▶ _Your instructions_
Copy each line below in which the string "script" occurs.

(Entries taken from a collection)

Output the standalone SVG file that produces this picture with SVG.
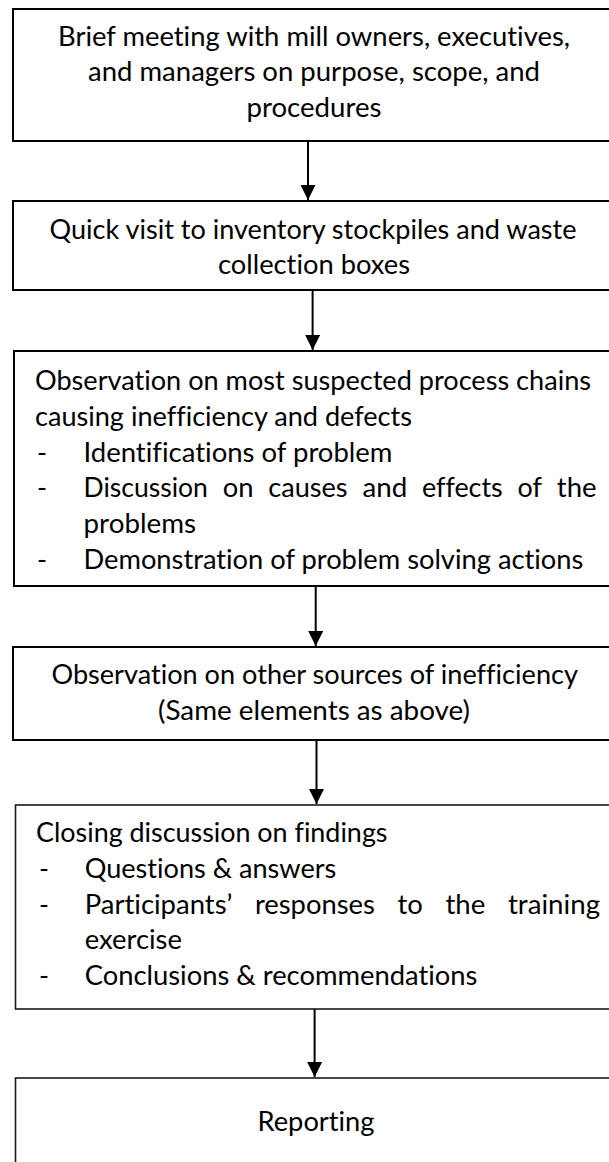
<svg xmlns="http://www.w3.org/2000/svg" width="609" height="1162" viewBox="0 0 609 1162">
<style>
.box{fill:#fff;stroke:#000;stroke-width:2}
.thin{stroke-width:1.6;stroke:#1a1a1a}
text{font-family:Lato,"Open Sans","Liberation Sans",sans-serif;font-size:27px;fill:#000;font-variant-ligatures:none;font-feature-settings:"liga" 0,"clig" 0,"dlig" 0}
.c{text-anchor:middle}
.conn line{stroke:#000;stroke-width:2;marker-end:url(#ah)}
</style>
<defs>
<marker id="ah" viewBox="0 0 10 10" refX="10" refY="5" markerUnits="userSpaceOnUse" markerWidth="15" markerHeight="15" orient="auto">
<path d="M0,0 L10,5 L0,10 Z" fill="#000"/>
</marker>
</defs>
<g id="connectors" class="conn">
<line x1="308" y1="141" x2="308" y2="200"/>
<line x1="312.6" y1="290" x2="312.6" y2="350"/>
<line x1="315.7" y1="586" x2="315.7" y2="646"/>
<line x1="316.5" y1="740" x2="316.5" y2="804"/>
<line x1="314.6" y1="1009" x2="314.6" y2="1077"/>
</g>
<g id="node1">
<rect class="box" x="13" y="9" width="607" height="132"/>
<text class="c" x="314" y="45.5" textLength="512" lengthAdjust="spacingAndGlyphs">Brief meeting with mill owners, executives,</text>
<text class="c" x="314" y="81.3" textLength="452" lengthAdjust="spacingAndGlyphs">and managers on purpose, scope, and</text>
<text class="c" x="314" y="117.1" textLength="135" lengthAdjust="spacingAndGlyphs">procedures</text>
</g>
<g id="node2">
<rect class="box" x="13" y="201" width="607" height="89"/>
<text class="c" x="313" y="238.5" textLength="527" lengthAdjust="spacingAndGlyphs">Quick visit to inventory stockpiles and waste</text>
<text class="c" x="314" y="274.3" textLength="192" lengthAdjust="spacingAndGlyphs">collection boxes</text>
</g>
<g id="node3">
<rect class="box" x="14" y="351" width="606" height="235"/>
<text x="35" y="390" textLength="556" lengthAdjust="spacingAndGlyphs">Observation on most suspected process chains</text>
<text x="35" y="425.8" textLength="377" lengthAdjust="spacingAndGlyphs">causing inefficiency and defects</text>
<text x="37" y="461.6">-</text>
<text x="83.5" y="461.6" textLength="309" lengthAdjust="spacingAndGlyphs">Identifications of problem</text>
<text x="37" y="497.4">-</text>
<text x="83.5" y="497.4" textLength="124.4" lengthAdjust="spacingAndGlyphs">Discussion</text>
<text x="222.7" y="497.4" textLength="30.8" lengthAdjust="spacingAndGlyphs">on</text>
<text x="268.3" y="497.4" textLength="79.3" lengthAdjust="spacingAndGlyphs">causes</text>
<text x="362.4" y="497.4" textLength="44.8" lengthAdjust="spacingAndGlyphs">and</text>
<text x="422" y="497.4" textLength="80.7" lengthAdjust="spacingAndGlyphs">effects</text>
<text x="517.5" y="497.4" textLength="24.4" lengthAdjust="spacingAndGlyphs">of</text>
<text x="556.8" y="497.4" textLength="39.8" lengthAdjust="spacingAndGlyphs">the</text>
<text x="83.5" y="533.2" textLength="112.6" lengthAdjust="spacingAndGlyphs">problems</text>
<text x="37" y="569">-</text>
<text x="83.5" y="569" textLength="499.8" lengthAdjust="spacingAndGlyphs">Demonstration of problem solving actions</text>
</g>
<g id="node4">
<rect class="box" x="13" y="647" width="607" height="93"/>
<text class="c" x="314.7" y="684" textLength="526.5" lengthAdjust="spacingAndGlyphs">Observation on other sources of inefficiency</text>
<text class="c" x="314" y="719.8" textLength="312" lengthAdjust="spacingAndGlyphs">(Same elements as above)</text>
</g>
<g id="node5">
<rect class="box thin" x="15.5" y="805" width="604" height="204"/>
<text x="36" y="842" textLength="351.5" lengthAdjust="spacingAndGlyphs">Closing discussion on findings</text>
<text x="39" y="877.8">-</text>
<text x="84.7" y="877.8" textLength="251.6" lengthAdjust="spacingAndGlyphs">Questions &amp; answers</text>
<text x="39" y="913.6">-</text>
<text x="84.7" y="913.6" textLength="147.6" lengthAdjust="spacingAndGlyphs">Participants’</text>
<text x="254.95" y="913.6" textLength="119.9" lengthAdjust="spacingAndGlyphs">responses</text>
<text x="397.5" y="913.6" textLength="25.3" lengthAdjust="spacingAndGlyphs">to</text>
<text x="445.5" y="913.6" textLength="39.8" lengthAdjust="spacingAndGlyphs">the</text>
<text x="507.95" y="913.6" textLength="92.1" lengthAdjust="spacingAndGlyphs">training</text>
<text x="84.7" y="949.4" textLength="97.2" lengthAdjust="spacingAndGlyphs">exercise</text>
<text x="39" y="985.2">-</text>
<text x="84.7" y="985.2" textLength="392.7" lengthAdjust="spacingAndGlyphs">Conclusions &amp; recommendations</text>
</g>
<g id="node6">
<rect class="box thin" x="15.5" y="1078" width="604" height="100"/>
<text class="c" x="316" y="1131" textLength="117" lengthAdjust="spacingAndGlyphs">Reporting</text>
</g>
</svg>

* * *

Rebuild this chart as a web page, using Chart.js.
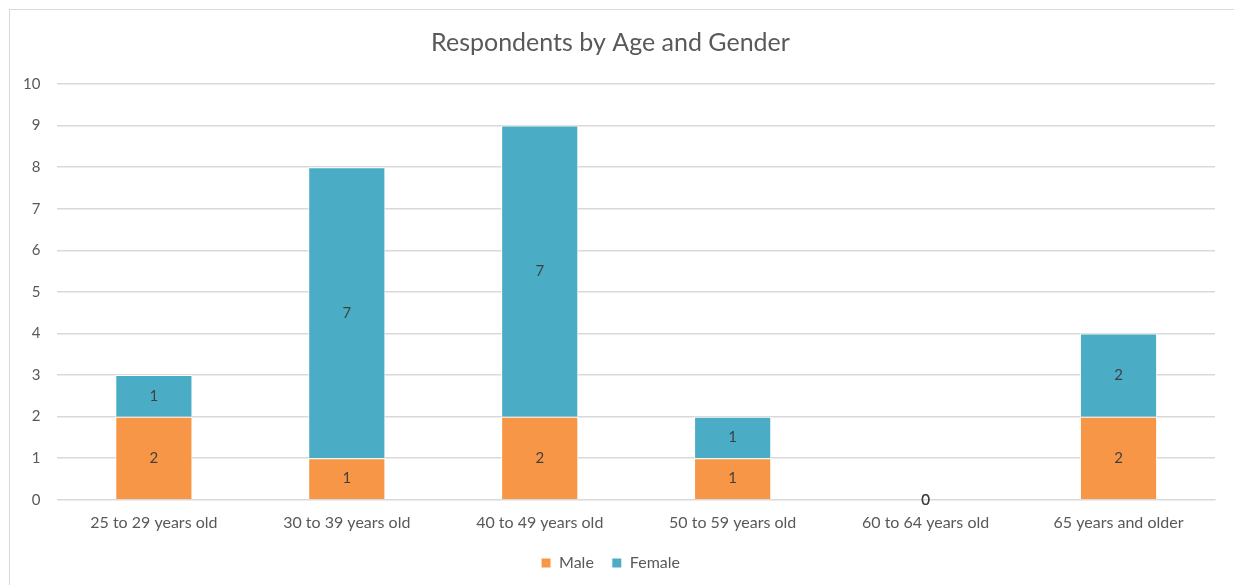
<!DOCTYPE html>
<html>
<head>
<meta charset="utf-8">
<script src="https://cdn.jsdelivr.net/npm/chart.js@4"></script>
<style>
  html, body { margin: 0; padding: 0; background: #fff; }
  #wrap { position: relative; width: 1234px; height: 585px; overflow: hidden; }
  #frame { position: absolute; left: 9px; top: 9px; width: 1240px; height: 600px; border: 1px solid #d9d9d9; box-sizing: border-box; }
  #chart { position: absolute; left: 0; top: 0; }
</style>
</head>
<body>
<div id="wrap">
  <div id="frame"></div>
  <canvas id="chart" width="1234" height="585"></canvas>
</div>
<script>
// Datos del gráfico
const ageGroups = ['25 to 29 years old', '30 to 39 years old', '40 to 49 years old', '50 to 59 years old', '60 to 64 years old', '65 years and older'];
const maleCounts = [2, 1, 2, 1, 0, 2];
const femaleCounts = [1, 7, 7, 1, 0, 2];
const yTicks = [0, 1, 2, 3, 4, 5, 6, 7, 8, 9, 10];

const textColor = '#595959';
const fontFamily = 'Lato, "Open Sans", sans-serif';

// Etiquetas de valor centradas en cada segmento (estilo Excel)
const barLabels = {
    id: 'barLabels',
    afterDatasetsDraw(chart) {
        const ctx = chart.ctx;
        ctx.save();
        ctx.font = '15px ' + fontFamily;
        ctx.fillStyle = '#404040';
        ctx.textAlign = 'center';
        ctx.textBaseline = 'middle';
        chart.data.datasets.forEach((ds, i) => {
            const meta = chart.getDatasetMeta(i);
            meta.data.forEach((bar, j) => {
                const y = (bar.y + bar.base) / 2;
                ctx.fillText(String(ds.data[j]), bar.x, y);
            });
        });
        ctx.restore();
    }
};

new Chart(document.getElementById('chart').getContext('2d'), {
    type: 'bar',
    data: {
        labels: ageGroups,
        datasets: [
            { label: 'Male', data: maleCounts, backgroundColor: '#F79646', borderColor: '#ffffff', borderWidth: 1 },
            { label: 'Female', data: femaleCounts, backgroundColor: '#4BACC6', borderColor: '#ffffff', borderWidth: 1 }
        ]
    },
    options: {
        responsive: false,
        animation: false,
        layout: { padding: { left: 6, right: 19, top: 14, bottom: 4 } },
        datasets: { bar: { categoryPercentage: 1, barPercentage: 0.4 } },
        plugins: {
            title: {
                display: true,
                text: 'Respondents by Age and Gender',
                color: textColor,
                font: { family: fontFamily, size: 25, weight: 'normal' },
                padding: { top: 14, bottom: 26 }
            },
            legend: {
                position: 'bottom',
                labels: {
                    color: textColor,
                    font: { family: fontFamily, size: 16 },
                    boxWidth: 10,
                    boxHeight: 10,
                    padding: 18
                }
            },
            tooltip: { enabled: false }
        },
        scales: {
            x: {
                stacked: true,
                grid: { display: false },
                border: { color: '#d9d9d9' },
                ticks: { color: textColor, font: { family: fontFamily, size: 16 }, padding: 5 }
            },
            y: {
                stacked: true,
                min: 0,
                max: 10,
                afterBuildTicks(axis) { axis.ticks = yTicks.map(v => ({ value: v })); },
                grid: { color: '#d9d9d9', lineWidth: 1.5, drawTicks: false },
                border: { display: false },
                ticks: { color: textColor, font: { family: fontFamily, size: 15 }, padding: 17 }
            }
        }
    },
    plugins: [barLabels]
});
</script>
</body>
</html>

...

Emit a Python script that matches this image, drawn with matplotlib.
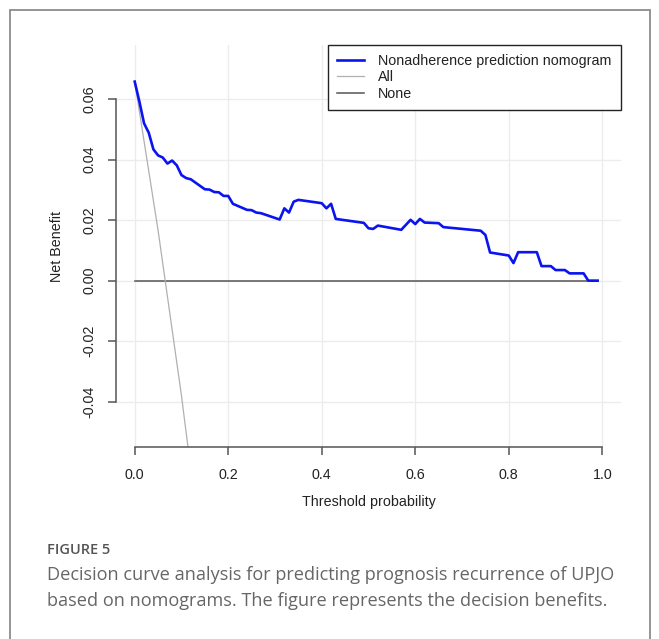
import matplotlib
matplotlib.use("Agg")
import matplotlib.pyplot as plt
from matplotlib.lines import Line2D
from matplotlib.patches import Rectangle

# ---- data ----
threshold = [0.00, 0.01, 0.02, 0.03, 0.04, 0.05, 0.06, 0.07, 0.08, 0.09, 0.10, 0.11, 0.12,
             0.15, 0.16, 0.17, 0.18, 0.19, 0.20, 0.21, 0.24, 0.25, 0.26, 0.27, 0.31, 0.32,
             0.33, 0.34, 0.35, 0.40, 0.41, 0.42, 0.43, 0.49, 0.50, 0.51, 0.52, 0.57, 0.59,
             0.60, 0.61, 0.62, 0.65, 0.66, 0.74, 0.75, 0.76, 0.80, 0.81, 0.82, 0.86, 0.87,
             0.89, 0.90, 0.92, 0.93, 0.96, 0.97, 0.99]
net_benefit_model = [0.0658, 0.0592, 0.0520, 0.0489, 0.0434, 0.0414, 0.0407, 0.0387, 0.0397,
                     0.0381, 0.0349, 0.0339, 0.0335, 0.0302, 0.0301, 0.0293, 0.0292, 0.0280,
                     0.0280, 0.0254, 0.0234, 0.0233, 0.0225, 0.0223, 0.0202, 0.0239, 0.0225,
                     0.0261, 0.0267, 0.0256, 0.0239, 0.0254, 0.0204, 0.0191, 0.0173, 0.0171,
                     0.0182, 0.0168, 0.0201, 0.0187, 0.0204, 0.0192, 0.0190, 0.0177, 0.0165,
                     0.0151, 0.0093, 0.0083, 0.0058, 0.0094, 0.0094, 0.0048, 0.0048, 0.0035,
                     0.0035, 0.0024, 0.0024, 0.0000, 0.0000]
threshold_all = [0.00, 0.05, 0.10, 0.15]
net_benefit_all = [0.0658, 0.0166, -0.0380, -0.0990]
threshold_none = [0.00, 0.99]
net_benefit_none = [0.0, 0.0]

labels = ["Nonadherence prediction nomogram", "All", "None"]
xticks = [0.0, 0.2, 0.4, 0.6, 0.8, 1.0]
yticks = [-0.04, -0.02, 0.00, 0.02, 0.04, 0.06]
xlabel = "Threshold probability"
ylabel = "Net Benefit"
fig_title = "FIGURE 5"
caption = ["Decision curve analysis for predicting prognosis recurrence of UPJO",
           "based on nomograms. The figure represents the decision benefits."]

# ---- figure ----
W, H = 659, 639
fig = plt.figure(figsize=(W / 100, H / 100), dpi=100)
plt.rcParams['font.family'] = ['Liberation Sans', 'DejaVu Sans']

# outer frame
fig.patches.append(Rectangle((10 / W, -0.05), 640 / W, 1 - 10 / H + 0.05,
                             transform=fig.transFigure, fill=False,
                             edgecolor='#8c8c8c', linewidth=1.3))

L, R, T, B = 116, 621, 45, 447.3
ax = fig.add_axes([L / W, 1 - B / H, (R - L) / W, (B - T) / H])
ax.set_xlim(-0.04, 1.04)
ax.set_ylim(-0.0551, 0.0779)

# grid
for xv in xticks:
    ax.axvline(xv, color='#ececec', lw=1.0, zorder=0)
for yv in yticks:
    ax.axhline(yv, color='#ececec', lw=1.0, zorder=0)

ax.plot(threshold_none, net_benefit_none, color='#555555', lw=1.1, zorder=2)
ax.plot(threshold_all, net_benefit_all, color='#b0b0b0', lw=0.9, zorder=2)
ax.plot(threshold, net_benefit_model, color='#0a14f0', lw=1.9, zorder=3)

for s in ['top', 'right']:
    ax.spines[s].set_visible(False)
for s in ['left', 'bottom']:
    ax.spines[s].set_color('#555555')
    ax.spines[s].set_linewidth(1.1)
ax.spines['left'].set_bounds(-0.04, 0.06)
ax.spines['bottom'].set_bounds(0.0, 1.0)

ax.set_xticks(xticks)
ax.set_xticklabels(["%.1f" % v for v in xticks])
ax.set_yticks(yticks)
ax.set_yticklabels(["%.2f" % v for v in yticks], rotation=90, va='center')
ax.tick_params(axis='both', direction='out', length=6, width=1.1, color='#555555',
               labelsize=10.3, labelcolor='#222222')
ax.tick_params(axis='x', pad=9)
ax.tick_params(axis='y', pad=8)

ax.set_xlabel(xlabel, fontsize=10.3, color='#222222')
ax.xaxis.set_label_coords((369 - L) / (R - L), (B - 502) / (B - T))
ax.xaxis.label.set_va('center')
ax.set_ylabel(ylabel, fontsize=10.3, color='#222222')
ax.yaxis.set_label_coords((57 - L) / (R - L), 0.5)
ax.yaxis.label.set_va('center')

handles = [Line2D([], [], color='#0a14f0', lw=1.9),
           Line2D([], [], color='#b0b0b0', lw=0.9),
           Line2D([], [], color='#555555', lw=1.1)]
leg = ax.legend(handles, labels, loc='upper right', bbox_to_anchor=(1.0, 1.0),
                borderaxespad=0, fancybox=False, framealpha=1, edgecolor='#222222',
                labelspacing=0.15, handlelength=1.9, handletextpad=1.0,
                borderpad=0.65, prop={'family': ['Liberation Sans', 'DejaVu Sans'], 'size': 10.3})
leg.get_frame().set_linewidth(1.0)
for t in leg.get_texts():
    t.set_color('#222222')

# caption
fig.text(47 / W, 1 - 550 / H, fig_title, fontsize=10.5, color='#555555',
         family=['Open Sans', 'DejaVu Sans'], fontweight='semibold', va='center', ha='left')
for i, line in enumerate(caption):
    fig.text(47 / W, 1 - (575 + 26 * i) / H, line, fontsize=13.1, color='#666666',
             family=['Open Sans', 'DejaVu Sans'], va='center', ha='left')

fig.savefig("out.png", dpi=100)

▶ _Output_
<script src="https://cdn.jsdelivr.net/npm/chart.js@4"></script>
<script>
</script>
Emit a Python script that matches this image, drawn with matplotlib.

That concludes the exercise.